November 10, 2010 12:09 PM   Subscribe

Help me organize a "picket line" at a local airport about the new TSA security policies.

The specific cause is to show disapproval of the new invasive pat-downs and back-scatter X-ray machines. I think that the day after Thanksgiving (Black Friday) would be good since there is media attention on airport delays already and people off-work could participate. I am hoping the picket line itself can show public outrage without causing travel delays. Important goals for me are safety, positive attention, and getting a sizable crowd. I am thinking about contacting people who have spoke out in the news (pilots, upset travellers) to attend the event. I have previously heard of flight attendants picketing at the airport. What permits do I need? How can I get more people to attend the event?
posted by anonymous to Law & Government (23 answers total) 3 users marked this as a favorite
I'd make it clear that you're picketing to protest the TSA policies or changes and not creating a picket line that you don't expect people who are in solidarity with you to not cross. Picketing can mean different thigns to different people and to maximize support you'll want to make it clear that

- you're not trying to delay anyone
- you have specific concerns that you'd like addressed or remedied
- you'll be happy to give people literature if they want to learn more about this topic.

And, in that direction, if you don't already know you should give people handouts with the URL for the ACLUs online complaint form for people who have been abused or harassed by TSA. Find a nice URL shortener that you like and make a small handout which on the one side tells people what their rights are regarding searches and on the other side has the URL where people can lodge complaints.

Be aware that the airport is private property and you are unlikely to be able to maintain a protest there for any length of time so you might want to focus on more effective ways of getting your message out [putting fliers in all airport bathrooms, other literature locations] in the event that you are not able to accompany your fliers.
posted by jessamyn at 12:13 PM on November 10, 2010 [3 favorites]
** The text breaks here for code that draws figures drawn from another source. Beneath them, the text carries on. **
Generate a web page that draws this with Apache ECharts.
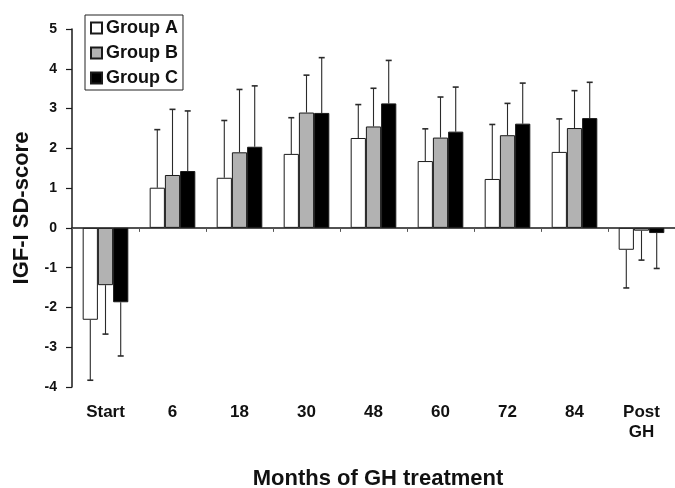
<!DOCTYPE html>
<html>
<head>
<meta charset="utf-8">
<script src="https://cdn.jsdelivr.net/npm/echarts@6/dist/echarts.min.js"></script>
<style>
html,body{margin:0;padding:0;background:#fff;}
#chart{width:675px;height:488px;}
</style>
</head>
<body>
<div id="chart"></div>
<script>
// ---- data ----
var categories = ['Start', '6', '18', '30', '48', '60', '72', '84', 'Post\nGH'];
var groupA = [-2.31, 1.01, 1.26, 1.86, 2.26, 1.68, 1.23, 1.91, -0.55];
var groupB = [-1.44, 1.33, 1.90, 2.90, 2.55, 2.27, 2.33, 2.51, -0.07];
var groupC = [-1.87, 1.43, 2.04, 2.89, 3.13, 2.42, 2.62, 2.76, -0.13];
var sdA = [1.52, 1.46, 1.44, 0.91, 0.84, 0.81, 1.37, 0.83, 0.96];
var sdB = [1.23, 1.65, 1.58, 0.94, 0.96, 1.02, 0.80, 0.94, 0.74];
var sdC = [1.35, 1.51, 1.53, 1.39, 1.08, 1.12, 1.02, 0.90, 0.89];
var groupNames = ['Group A', 'Group B', 'Group C'];
var yTicks = {min: -4, max: 5, interval: 1};
var xTitle = 'Months of GH treatment';
var yTitle = 'IGF-I SD-score';

var FONT = '"Liberation Sans", Arial, sans-serif';
var BAR_FRAC = 0.227;

function errData(means, sds) {
  return means.map(function (m, i) { return [i, m, sds[i]]; });
}

function errSeries(name, means, sds, idx) {
  return {
    name: name,
    type: 'custom',
    xAxisIndex: 0,
    z: 5,
    silent: true,
    encode: {x: 0, y: 1},
    data: errData(means, sds),
    renderItem: function (params, api) {
      var cat = api.value(0), m = api.value(1), sd = api.value(2);
      var sign = m < 0 ? -1 : 1;
      var bw = api.size([1, 0])[0] * BAR_FRAC;
      var off = (idx - 1) * bw;
      var p0 = api.coord([cat, m]);
      var p1 = api.coord([cat, m + sign * sd]);
      var x = p0[0] + off;
      var style = {stroke: '#2a2a2a', lineWidth: 1.1};
      return {
        type: 'group',
        children: [
          {type: 'line', shape: {x1: x, y1: p0[1], x2: x, y2: p1[1]}, style: style},
          {type: 'line', shape: {x1: x - 3, y1: p1[1], x2: x + 3, y2: p1[1]}, style: {stroke: '#2a2a2a', lineWidth: 1.6}}
        ]
      };
    }
  };
}

var fills = ['#ffffff', '#b2b2b2', '#000000'];
var means = [groupA, groupB, groupC];
var sds = [sdA, sdB, sdC];

var series = [];
for (var i = 0; i < 3; i++) {
  series.push({
    name: groupNames[i],
    type: 'bar',
    xAxisIndex: 0,
    data: means[i],
    barWidth: (BAR_FRAC * 100) + '%',
    barGap: '0%',
    itemStyle: {color: fills[i], borderColor: '#1a1a1a', borderWidth: 1}
  });
}
for (var j = 0; j < 3; j++) {
  series.push(errSeries('err' + j, means[j], sds[j], j));
}

var chart = echarts.init(document.getElementById('chart'), null, {renderer: 'canvas'});
chart.setOption({
  animation: false,
  backgroundColor: '#ffffff',
  grid: {left: 72, right: -3, top: 29, bottom: 101, containLabel: false},
  legend: {
    data: groupNames,
    orient: 'vertical',
    icon: 'rect',
    left: 85,
    top: 15,
    padding: [4, 5, 3, 5],
    itemGap: 7,
    itemWidth: 11,
    itemHeight: 11,
    borderColor: '#222',
    borderWidth: 1,
    backgroundColor: '#fff',
    selectedMode: false,
    textStyle: {fontFamily: FONT, fontWeight: 'bold', fontSize: 18, color: '#111', padding: [0, 0, 0, -1]}
  },
  xAxis: [
    {
      type: 'category',
      data: categories,
      position: 'bottom',
      axisLine: {onZero: true, lineStyle: {color: '#1a1a1a', width: 1.5}},
      axisTick: {show: true, length: 4, lineStyle: {color: '#555', width: 1}},
      axisLabel: {show: false},
      splitLine: {show: false}
    },
    {
      type: 'category',
      data: categories,
      position: 'bottom',
      axisLine: {show: false, onZero: false},
      axisTick: {show: false},
      axisLabel: {
        margin: 15,
        fontFamily: FONT, fontWeight: 'bold', fontSize: 17, color: '#111', lineHeight: 20
      },
      splitLine: {show: false}
    }
  ],
  yAxis: {
    type: 'value',
    min: yTicks.min,
    max: yTicks.max,
    interval: yTicks.interval,
    axisLine: {show: true, lineStyle: {color: '#1a1a1a', width: 1.5}},
    axisTick: {show: true, length: 6, lineStyle: {color: '#1a1a1a', width: 1.2}},
    axisLabel: {margin: 15, fontFamily: FONT, fontWeight: 'bold', fontSize: 14, color: '#111'},
    splitLine: {show: false}
  },
  graphic: [
    {
      type: 'text',
      position: [378, 479],
      style: {text: xTitle, x: 0, y: 0, font: 'bold 22px ' + FONT, fill: '#111', textAlign: 'center', textVerticalAlign: 'middle'}
    },
    {
      type: 'text',
      position: [22, 208],
      rotation: Math.PI / 2,
      style: {text: yTitle, x: 0, y: 0, font: 'bold 22px ' + FONT, fill: '#111', textAlign: 'center', textVerticalAlign: 'middle'}
    }
  ],
  series: series
});
</script>
</body>
</html>
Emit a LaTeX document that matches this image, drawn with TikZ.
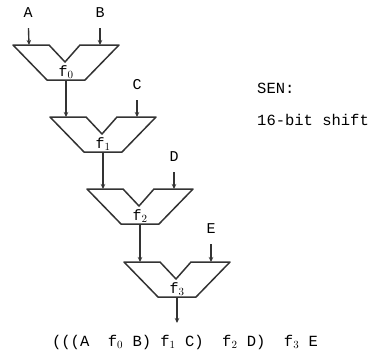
\documentclass[tikz,border=0pt]{standalone}
\usepackage{fontspec}
\setmainfont{Liberation Mono}
\usetikzlibrary{arrows.meta}
\begin{document}
\begin{tikzpicture}[x=1pt,y=-1pt,
    alu/.style={draw=black!80,line width=1.5pt,line join=round},
    flow/.style={draw=black!80,line width=1.4pt,-{Stealth[length=5pt,width=4.5pt]}},
    inarrow/.style={flow,shorten <=9pt},
    inlabel/.style={inner sep=1pt,font=\fontsize{15}{18}\selectfont},
    fname/.style={anchor=south,inner sep=1pt,font=\fontsize{15}{18}\selectfont},
    note/.style={anchor=west,inner sep=0pt,font=\fontsize{15.5}{18}\selectfont}]
  \useasboundingbox (0,0) rectangle (387,353);
  % four ALUs, each one step down and to the right
  \draw[alu] (13,45) -- (49,45) -- (65,62) -- (80,45) -- (119,45) -- (85,80) -- (47,80) -- cycle;
  \draw[alu] (50,117) -- (86,117) -- (102,134) -- (117,117) -- (156,117) -- (122,152) -- (84,152) -- cycle;
  \draw[alu] (87,189) -- (123,189) -- (139,206) -- (154,189) -- (193,189) -- (159,224) -- (121,224) -- cycle;
  \draw[alu] (124,262) -- (160,262) -- (176,279) -- (191,262) -- (230,262) -- (196,297) -- (158,297) -- cycle;
  \coordinate (l0) at (29,45);
  \coordinate (r0) at (100,45);
  \coordinate (o0) at (66,80);
  \coordinate (l1) at (66,117);
  \coordinate (r1) at (137,117);
  \coordinate (o1) at (103,152);
  \coordinate (l2) at (103,189);
  \coordinate (r2) at (174,189);
  \coordinate (o2) at (140,224);
  \coordinate (l3) at (140,262);
  \coordinate (r3) at (211,262);
  \coordinate (o3) at (177,297);
  \coordinate (out) at (177,323);
  % operands
  \node[inlabel] (A) at (28,13) {A};
  \node[inlabel] (B) at (100,13) {B};
  \node[inlabel] (C) at (137,85) {C};
  \node[inlabel] (D) at (174,157) {D};
  \node[inlabel] (E) at (211,229) {E};
  % function names
  \node[fname] (f0) at (o0) {f$_0$};
  \node[fname] (f1) at (o1) {f$_1$};
  \node[fname] (f2) at (o2) {f$_2$};
  \node[fname] (f3) at (o3) {f$_3$};
  \begin{scope}
    \draw[inarrow] (A) -- (l0);
    \draw[inarrow] (B) -- (r0);
    \draw[inarrow] (C) -- (r1);
    \draw[inarrow] (D) -- (r2);
    \draw[inarrow] (E) -- (r3);
    \draw[flow] (o0) -- (l1);
    \draw[flow] (o1) -- (l2);
    \draw[flow] (o2) -- (l3);
    \draw[flow] (o3) -- (out);
  \end{scope}
  \node[note] (sen) at (257,88) {SEN:};
  \node[note] (shift) at (257,120) {16-bit shift};
  \node[inner sep=0pt,font=\fontsize{15.5}{18}\selectfont] (expr) at (185,342)
    {(((A~~f$_0$~B)~f$_1$~C)~~f$_2$~D)~~f$_3$~E};
\end{tikzpicture}
\end{document}
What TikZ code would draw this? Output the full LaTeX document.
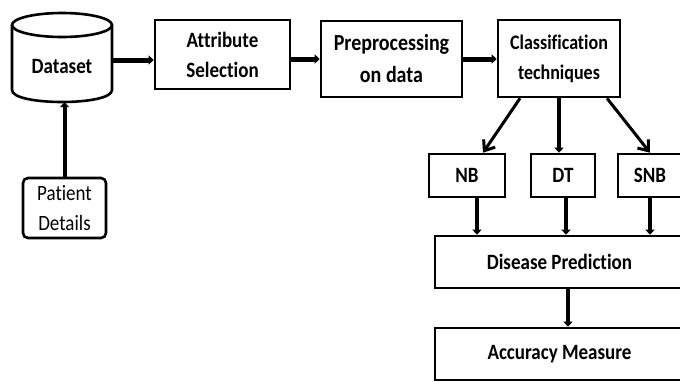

I travel more in one week than most people do in a year (at least two flights; four or six isn't uncommon). I *hate* the new TSA security procedures, and can't stand using the backscatter devices.

Know what I hate more? Assholes who do things at airports that make it harder or more annoying than it already is.

What do you think is going to happen? The TSA officers are going to stop doing their jobs? They don't have any say in this. That travellers are going to look upon you with fondness, or join your ranks? What they want is to get from the door of the airport to the seat on their plane with as few, if any, disruptions or complications as possible.

Christ. Just write a letter or something.
posted by NotMyselfRightNow at 12:21 PM on November 10, 2010 [15 favorites]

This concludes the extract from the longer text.